In a world that is increasingly complex and competitive, the way to get ahead is to become extremely specialized in a niche where relatively few can compete. In other words, be “an inch-wide, but a mile-deep”. Unfortunately, specialization comes at a high price when operating outside a narrow specialized field because it is human nature to distort reality to fit your own world view, or at least to think it does. Munger calls this the “man with a hammer syndrome” – if all you have is a hammer, everything looks like a nail. Use a hammer when that is the best tool for the job, but learn how to use other tools if they are more appropriate for the job. Unlike many other fields, investing is a multi-disciplined endeavor which, amongst others, includes the synthesis of mathematics, accounting, statistics, psychology, neuroscience, economics and industry specific fluency. As Munger might say, when it comes to investing, without synthesis, an investor is like a one-legged man in an ass-kicking contest.
In the past, Munger has said that he considers being rational his most important quality. When asked how others can learn to become more rational, he said, “I worked at being rational young and kept doing it. Do it until you’re as old as me, it is a good idea and it is a lot of fun if you’re good at it. I can hardly think of anything more fun. And I have a lot of cousins [like-minded attendees] in the room. You don’t have to be emperor of Japan. You can be a very constructive citizen by being rational. Just avoid … resentment, anger, jealousy and envy. They’re a one-way ticket to hell, and many people wallow in them and it’s a disaster for them and everyone around them. Self-pity won’t improve anything if you’re dying of cancer. Keep your chin up and forget about it.”
No one is rational at all times and research has shown that the part of your brain responsible for emotions is needed for good decision making. When it comes to investing, being rational is easier said than done. Emotional trading can often derail otherwise sensible investment plans. Studies show that investors seem to be hard wired to do the wrong thing at the wrong time. They buy more when prices are inflated and sell when they fall – the opposite approach they take to everything else. Try not to let your emotions affect your judgement. Fear and greed are probably the worst emotions to have in connection with the purchase and sale of stocks.

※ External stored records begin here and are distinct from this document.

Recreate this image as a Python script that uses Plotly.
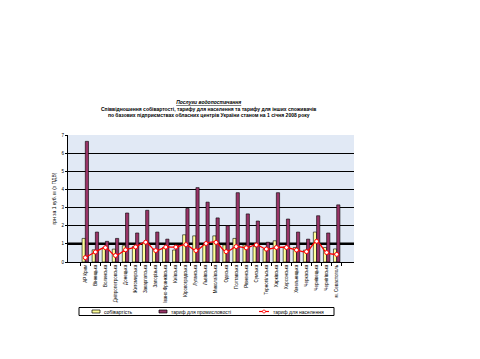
import plotly.graph_objects as go

categories = ["АР Крим", "Вінницька", "Волинська", "Дніпропетровська", "Донецька",
              "Житомирська", "Закарпатська", "Запорізька", "Івано-Франківська", "Київська",
              "Кіровоградська", "Луганська", "Львівська", "Миколаївська", "Одеська",
              "Полтавська", "Рівненська", "Сумська", "Тернопільська", "Харківська",
              "Херсонська", "Хмельницька", "Черкаська", "Чернівецька", "Чернігівська",
              "м. Севастополь"]

sobivartist = [1.3, 0.67, 0.78, 0.71, 0.9, 0.85, 1.05, 0.7, 0.8, 0.66,
               1.5, 1.44, 0.95, 1.44, 0.94, 1.3, 0.94, 0.85, 0.72, 1.17,
               0.83, 0.8, 0.65, 1.65, 0.8, 0.72]

taryf_prom = [6.65, 1.65, 1.14, 1.3, 2.7, 1.6, 2.85, 1.65, 1.26, 0.95,
              2.95, 4.1, 3.3, 2.43, 2.0, 3.82, 2.65, 2.26, 1.09, 3.82,
              2.37, 1.65, 1.26, 2.55, 1.6, 3.15]

taryf_nas = [0.24, 0.55, 0.79, 0.36, 0.67, 0.83, 1.09, 0.63, 0.82, 0.82,
             0.96, 0.63, 1.02, 1.08, 0.57, 0.85, 0.78, 0.94, 0.71, 0.8,
             0.8, 0.66, 0.57, 1.14, 0.52, 0.42]

y_ticks = [0, 1, 2, 3, 4, 5, 6, 7]
series_names = ["собівартість", "тариф для промисловості", "тариф для населення"]

FONT = "Liberation Sans, Arial, sans-serif"
YELLOW = "#ffff99"
PLUM = "#993366"

# the page body adds an 8px margin; lay out in screenshot pixels and compensate
OFF = 8
W, H = 480 - OFF, 359 - OFF
L, R, T, B = 68, 354, 135, 262          # plot area in screenshot pixels


def px(x):
    return (x - L) / (R - L)


def py(y):
    return (B - y) / (B - T)


fig = go.Figure()
fig.add_trace(go.Bar(x=categories, y=sobivartist, name=series_names[0], showlegend=False,
                     marker=dict(color=YELLOW, line=dict(color="black", width=0.6))))
fig.add_trace(go.Bar(x=categories, y=taryf_prom, name=series_names[1], showlegend=False,
                     marker=dict(color=PLUM, line=dict(color="black", width=0.6))))
fig.add_trace(go.Scatter(x=categories, y=taryf_nas, name=series_names[2], showlegend=False,
                         mode="lines+markers", line=dict(color="red", width=1.3, shape="spline"),
                         marker=dict(symbol="circle", size=4, color="white",
                                     line=dict(color="red", width=1))))

# thick reference line at 1
fig.add_shape(type="line", xref="paper", yref="y", x0=0, x1=1, y0=1, y1=1,
              line=dict(color="black", width=2.5), layer="below")

# legend box
ly = 311.5
fig.add_shape(type="rect", xref="paper", yref="paper", x0=px(79), x1=px(334),
              y0=py(307.5), y1=py(315.5), line=dict(color="black", width=1),
              fillcolor="white")
fig.add_shape(type="rect", xref="paper", yref="paper", x0=px(92), x1=px(100),
              y0=py(310), y1=py(313), line=dict(color="black", width=0.7), fillcolor=YELLOW)
fig.add_shape(type="rect", xref="paper", yref="paper", x0=px(159), x1=px(167),
              y0=py(310), y1=py(313), line=dict(color="black", width=0.7), fillcolor=PLUM)
fig.add_shape(type="line", xref="paper", yref="paper", x0=px(259), x1=px(269),
              y0=py(ly), y1=py(ly), line=dict(color="red", width=1.2))
fig.add_shape(type="circle", xref="paper", yref="paper", x0=px(262.5), x1=px(265.5),
              y0=py(ly + 1.5), y1=py(ly - 1.5), line=dict(color="red", width=0.8),
              fillcolor="white")
for name, x in zip(series_names, [101.5, 168.5, 270.5]):
    fig.add_annotation(xref="paper", yref="paper", x=px(x), y=py(ly), xanchor="left",
                       yanchor="middle", showarrow=False, text=name,
                       font=dict(size=5, family=FONT, color="black"))

fig.update_layout(
    width=W, height=H,
    margin=dict(l=L - OFF, r=W - (R - OFF), t=T - OFF, b=H - (B - OFF)),
    paper_bgcolor="white",
    plot_bgcolor="#e1e9f5",
    barmode="group", bargap=0.36, bargroupgap=0,
    font=dict(family=FONT, size=5, color="black"),
    showlegend=False,
    xaxis=dict(type="category", showline=True, linecolor="black", linewidth=1,
               ticks="outside", ticklen=3, tickcolor="black", tickson="boundaries",
               tickangle=-90, tickfont=dict(size=4.5, family=FONT), showgrid=False,
               automargin=False),
    yaxis=dict(range=[0, 7], tickvals=y_ticks, showline=True, linecolor="black",
               linewidth=1, ticks="outside", ticklen=2, tickcolor="black",
               showgrid=True, gridcolor="black", gridwidth=0.8,
               tickfont=dict(size=4.5, family=FONT), zeroline=False, automargin=False,
               title=dict(text="грн за 1 куб. м (з ПДВ)", font=dict(size=5), standoff=4)),
)

fig.add_annotation(xref="paper", yref="paper", x=px(208), y=py(109), xanchor="center",
                   yanchor="middle", showarrow=False, align="center",
                   font=dict(size=5, family=FONT, color="black"),
                   text="<b><i><u>Послуги водопостачання</u></i></b><br>"
                        "<b>Співвідношення собівартості, тарифу для населення та тарифу для інших споживачів</b><br>"
                        "<b>по базових підприємствах обласних центрів України станом на 1 січня 2008 року</b>")

fig.write_html("out.html")
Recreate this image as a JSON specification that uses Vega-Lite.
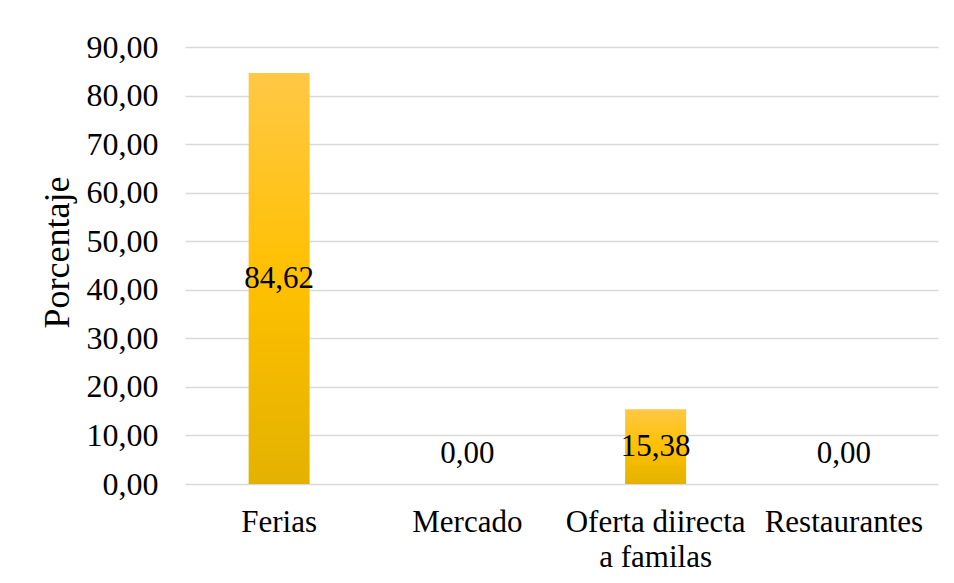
{
  "$schema": "https://vega.github.io/schema/vega-lite/v6.json",
  "autosize": "none",
  "width": 753,
  "height": 437,
  "padding": {"left": 185, "top": 47, "right": 16, "bottom": 99},
  "background": "white",
  "config": {
    "locale": {"number": {"decimal": ",", "thousands": ".", "grouping": [3], "currency": ["$", ""]}},
    "view": {"stroke": null},
    "font": "Liberation Serif"
  },
  "data": {
    "values": [
      {"categoria": "Ferias", "porcentaje": 84.62},
      {"categoria": "Mercado", "porcentaje": 0.0},
      {"categoria": "Oferta diirecta a familas", "porcentaje": 15.38},
      {"categoria": "Restaurantes", "porcentaje": 0.0}
    ]
  },
  "encoding": {
    "x": {
      "field": "categoria",
      "type": "nominal",
      "sort": null,
      "scale": {"paddingInner": 0.676, "paddingOuter": 0.338},
      "axis": {
        "title": null,
        "labelAngle": 0,
        "labelFont": "Liberation Serif",
        "labelFontSize": 31,
        "labelColor": "#000000",
        "labelPadding": 23,
        "labelLineHeight": 35,
        "labelExpr": "datum.value == 'Oferta diirecta a familas' ? ['Oferta diirecta', 'a familas'] : datum.value",
        "ticks": false,
        "domain": false,
        "grid": false
      }
    }
  },
  "layer": [
    {
      "mark": {
        "type": "bar",
        "fill": {
          "gradient": "linear",
          "x1": 0, "y1": 0, "x2": 0, "y2": 1,
          "stops": [
            {"offset": 0, "color": "#FFC846"},
            {"offset": 0.5, "color": "#FFC000"},
            {"offset": 1, "color": "#E3B200"}
          ]
        },
        "stroke": null
      },
      "encoding": {
        "y": {
          "field": "porcentaje",
          "type": "quantitative",
          "scale": {"domain": [0, 90]},
          "axis": {
            "title": "Porcentaje",
            "titleFont": "Liberation Serif",
            "titleFontSize": 36,
            "titleFontWeight": "normal",
            "titleColor": "#000000",
            "titleX": -109,
            "titleY": 205,
            "values": [0, 10, 20, 30, 40, 50, 60, 70, 80, 90],
            "format": ".2f",
            "labelFont": "Liberation Serif",
            "labelFontSize": 32,
            "labelColor": "#000000",
            "labelPadding": 27,
            "ticks": false,
            "domain": false,
            "gridColor": "#D9D9D9",
            "gridWidth": 1.5
          }
        }
      }
    },
    {
      "transform": [{"calculate": "max(datum.porcentaje / 2, 6.2)", "as": "pos"}],
      "mark": {"type": "text", "font": "Liberation Serif", "fontSize": 31, "color": "#000000", "baseline": "middle", "align": "center"},
      "encoding": {
        "y": {"field": "pos", "type": "quantitative", "scale": {"domain": [0, 90]}},
        "text": {"field": "porcentaje", "type": "quantitative", "format": ".2f"}
      }
    }
  ]
}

The Future is Unknowable – Stay the Course with Good Businesses
When asked about oil prices, Munger said: “I wouldn’t have predicted oil would fall so low, and it is generally true that we can get periods of extreme prices in commodities as we see now with iron ore. Commodities can do strange things…up and down…and they have macroeconomic consequences. If you’re in Australia [iron ore] or in the tar sands of Canada [oil], it is terrible now. We are in a weird period, but that’s the nature of the human condition with free markets. I have never accurately predicted those swings. We just get into good businesses and let the cycles happen.”
Many aspects in life and business are important, but unknowable. Why spend a lot of time thinking about and trying to predict the truly unknowable? In some periods, like commodities today, markets swing to extremes which completely surprises everyone, including the very best pundits and insiders in the industry. Accept the reality that markets will do strange things at times and cycles will come and go. Instead, buy good businesses and be patient through the cycles. Stay focused on the more knowable and important factors when investing like balance sheet strength and competitive positioning which should get you through the inevitable down cycles from time to time and emerge stronger for the next cycle.